## GOAL
Reproduce the data that follows in its entirety, character for character.
-- START OF DATA EXTRACT --
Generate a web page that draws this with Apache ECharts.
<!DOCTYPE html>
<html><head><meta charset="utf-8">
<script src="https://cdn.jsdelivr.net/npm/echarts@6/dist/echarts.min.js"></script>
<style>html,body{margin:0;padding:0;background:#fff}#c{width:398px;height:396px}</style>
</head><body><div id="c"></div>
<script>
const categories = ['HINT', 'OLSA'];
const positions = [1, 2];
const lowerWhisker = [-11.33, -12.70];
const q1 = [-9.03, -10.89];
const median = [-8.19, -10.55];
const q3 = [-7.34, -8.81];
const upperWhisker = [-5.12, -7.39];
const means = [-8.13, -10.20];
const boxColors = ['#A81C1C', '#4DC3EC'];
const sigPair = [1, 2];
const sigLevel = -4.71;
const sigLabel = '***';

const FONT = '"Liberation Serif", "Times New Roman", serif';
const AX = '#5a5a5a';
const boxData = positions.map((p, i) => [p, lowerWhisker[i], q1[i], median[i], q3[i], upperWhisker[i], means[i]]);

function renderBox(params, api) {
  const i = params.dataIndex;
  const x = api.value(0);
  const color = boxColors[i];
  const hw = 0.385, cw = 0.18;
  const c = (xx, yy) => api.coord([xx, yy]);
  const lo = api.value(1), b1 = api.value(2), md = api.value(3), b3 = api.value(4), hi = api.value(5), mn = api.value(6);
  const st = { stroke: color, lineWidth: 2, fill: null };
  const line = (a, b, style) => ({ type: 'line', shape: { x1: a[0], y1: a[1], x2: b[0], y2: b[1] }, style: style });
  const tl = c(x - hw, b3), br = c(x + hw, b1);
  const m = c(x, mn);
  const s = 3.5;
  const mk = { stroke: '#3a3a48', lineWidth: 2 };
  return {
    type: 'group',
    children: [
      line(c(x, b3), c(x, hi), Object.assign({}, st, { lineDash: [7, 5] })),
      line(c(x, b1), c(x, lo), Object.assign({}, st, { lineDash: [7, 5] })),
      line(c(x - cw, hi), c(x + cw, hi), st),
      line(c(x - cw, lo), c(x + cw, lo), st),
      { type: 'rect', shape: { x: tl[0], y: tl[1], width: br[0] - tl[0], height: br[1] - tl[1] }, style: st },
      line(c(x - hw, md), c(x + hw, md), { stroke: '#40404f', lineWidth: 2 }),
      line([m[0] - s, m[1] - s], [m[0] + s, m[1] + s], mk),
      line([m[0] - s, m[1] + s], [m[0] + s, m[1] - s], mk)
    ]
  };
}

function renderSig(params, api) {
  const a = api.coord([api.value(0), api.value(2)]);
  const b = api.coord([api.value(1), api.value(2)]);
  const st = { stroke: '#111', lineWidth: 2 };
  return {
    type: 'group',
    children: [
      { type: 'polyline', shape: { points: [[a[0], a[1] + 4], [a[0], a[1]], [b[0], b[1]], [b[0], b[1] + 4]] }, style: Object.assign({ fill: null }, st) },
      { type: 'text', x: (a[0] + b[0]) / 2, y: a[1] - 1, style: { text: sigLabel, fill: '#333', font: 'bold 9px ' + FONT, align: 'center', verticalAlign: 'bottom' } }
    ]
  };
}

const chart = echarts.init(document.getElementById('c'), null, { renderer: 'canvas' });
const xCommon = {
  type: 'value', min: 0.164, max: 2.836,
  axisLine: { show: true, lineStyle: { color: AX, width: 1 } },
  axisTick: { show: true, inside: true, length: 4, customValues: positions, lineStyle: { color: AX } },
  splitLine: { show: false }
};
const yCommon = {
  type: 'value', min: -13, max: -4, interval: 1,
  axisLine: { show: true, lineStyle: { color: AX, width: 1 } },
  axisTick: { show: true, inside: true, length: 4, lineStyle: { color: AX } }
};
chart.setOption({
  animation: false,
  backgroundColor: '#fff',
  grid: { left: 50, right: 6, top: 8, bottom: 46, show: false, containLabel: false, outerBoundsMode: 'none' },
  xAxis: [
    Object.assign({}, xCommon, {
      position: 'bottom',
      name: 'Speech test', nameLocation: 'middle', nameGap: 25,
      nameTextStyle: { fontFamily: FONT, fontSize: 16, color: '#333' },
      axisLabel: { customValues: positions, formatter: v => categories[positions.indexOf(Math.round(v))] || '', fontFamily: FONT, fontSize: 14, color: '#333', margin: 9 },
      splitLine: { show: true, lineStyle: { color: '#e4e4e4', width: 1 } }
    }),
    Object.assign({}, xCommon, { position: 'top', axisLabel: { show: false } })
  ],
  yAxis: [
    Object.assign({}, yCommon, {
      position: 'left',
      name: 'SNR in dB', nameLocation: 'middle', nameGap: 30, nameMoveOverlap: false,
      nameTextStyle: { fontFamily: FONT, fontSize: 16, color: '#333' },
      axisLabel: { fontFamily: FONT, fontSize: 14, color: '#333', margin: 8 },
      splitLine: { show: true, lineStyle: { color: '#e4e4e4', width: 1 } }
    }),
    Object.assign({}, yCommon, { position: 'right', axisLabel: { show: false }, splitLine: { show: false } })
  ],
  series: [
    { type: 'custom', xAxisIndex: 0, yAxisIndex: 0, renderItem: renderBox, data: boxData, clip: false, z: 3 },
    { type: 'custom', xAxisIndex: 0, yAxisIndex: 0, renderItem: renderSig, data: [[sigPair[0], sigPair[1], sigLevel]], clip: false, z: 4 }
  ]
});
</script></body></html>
-- END OF DATA EXTRACT --
## ANSWER
Generate a web page that draws this with Apache ECharts.
<!DOCTYPE html>
<html><head><meta charset="utf-8">
<script src="https://cdn.jsdelivr.net/npm/echarts@6/dist/echarts.min.js"></script>
<style>html,body{margin:0;padding:0;background:#fff}#c{width:398px;height:396px}</style>
</head><body><div id="c"></div>
<script>
const categories = ['HINT', 'OLSA'];
const positions = [1, 2];
const lowerWhisker = [-11.33, -12.70];
const q1 = [-9.03, -10.89];
const median = [-8.19, -10.55];
const q3 = [-7.34, -8.81];
const upperWhisker = [-5.12, -7.39];
const means = [-8.13, -10.20];
const boxColors = ['#A81C1C', '#4DC3EC'];
const sigPair = [1, 2];
const sigLevel = -4.71;
const sigLabel = '***';

const FONT = '"Liberation Serif", "Times New Roman", serif';
const AX = '#5a5a5a';
const boxData = positions.map((p, i) => [p, lowerWhisker[i], q1[i], median[i], q3[i], upperWhisker[i], means[i]]);

function renderBox(params, api) {
  const i = params.dataIndex;
  const x = api.value(0);
  const color = boxColors[i];
  const hw = 0.385, cw = 0.18;
  const c = (xx, yy) => api.coord([xx, yy]);
  const lo = api.value(1), b1 = api.value(2), md = api.value(3), b3 = api.value(4), hi = api.value(5), mn = api.value(6);
  const st = { stroke: color, lineWidth: 2, fill: null };
  const line = (a, b, style) => ({ type: 'line', shape: { x1: a[0], y1: a[1], x2: b[0], y2: b[1] }, style: style });
  const tl = c(x - hw, b3), br = c(x + hw, b1);
  const m = c(x, mn);
  const s = 3.5;
  const mk = { stroke: '#3a3a48', lineWidth: 2 };
  return {
    type: 'group',
    children: [
      line(c(x, b3), c(x, hi), Object.assign({}, st, { lineDash: [7, 5] })),
      line(c(x, b1), c(x, lo), Object.assign({}, st, { lineDash: [7, 5] })),
      line(c(x - cw, hi), c(x + cw, hi), st),
      line(c(x - cw, lo), c(x + cw, lo), st),
      { type: 'rect', shape: { x: tl[0], y: tl[1], width: br[0] - tl[0], height: br[1] - tl[1] }, style: st },
      line(c(x - hw, md), c(x + hw, md), { stroke: '#40404f', lineWidth: 2 }),
      line([m[0] - s, m[1] - s], [m[0] + s, m[1] + s], mk),
      line([m[0] - s, m[1] + s], [m[0] + s, m[1] - s], mk)
    ]
  };
}

function renderSig(params, api) {
  const a = api.coord([api.value(0), api.value(2)]);
  const b = api.coord([api.value(1), api.value(2)]);
  const st = { stroke: '#111', lineWidth: 2 };
  return {
    type: 'group',
    children: [
      { type: 'polyline', shape: { points: [[a[0], a[1] + 4], [a[0], a[1]], [b[0], b[1]], [b[0], b[1] + 4]] }, style: Object.assign({ fill: null }, st) },
      { type: 'text', x: (a[0] + b[0]) / 2, y: a[1] - 1, style: { text: sigLabel, fill: '#333', font: 'bold 9px ' + FONT, align: 'center', verticalAlign: 'bottom' } }
    ]
  };
}

const chart = echarts.init(document.getElementById('c'), null, { renderer: 'canvas' });
const xCommon = {
  type: 'value', min: 0.164, max: 2.836,
  axisLine: { show: true, lineStyle: { color: AX, width: 1 } },
  axisTick: { show: true, inside: true, length: 4, customValues: positions, lineStyle: { color: AX } },
  splitLine: { show: false }
};
const yCommon = {
  type: 'value', min: -13, max: -4, interval: 1,
  axisLine: { show: true, lineStyle: { color: AX, width: 1 } },
  axisTick: { show: true, inside: true, length: 4, lineStyle: { color: AX } }
};
chart.setOption({
  animation: false,
  backgroundColor: '#fff',
  grid: { left: 50, right: 6, top: 8, bottom: 46, show: false, containLabel: false, outerBoundsMode: 'none' },
  xAxis: [
    Object.assign({}, xCommon, {
      position: 'bottom',
      name: 'Speech test', nameLocation: 'middle', nameGap: 25,
      nameTextStyle: { fontFamily: FONT, fontSize: 16, color: '#333' },
      axisLabel: { customValues: positions, formatter: v => categories[positions.indexOf(Math.round(v))] || '', fontFamily: FONT, fontSize: 14, color: '#333', margin: 9 },
      splitLine: { show: true, lineStyle: { color: '#e4e4e4', width: 1 } }
    }),
    Object.assign({}, xCommon, { position: 'top', axisLabel: { show: false } })
  ],
  yAxis: [
    Object.assign({}, yCommon, {
      position: 'left',
      name: 'SNR in dB', nameLocation: 'middle', nameGap: 30, nameMoveOverlap: false,
      nameTextStyle: { fontFamily: FONT, fontSize: 16, color: '#333' },
      axisLabel: { fontFamily: FONT, fontSize: 14, color: '#333', margin: 8 },
      splitLine: { show: true, lineStyle: { color: '#e4e4e4', width: 1 } }
    }),
    Object.assign({}, yCommon, { position: 'right', axisLabel: { show: false }, splitLine: { show: false } })
  ],
  series: [
    { type: 'custom', xAxisIndex: 0, yAxisIndex: 0, renderItem: renderBox, data: boxData, clip: false, z: 3 },
    { type: 'custom', xAxisIndex: 0, yAxisIndex: 0, renderItem: renderSig, data: [[sigPair[0], sigPair[1], sigLevel]], clip: false, z: 4 }
  ]
});
</script></body></html>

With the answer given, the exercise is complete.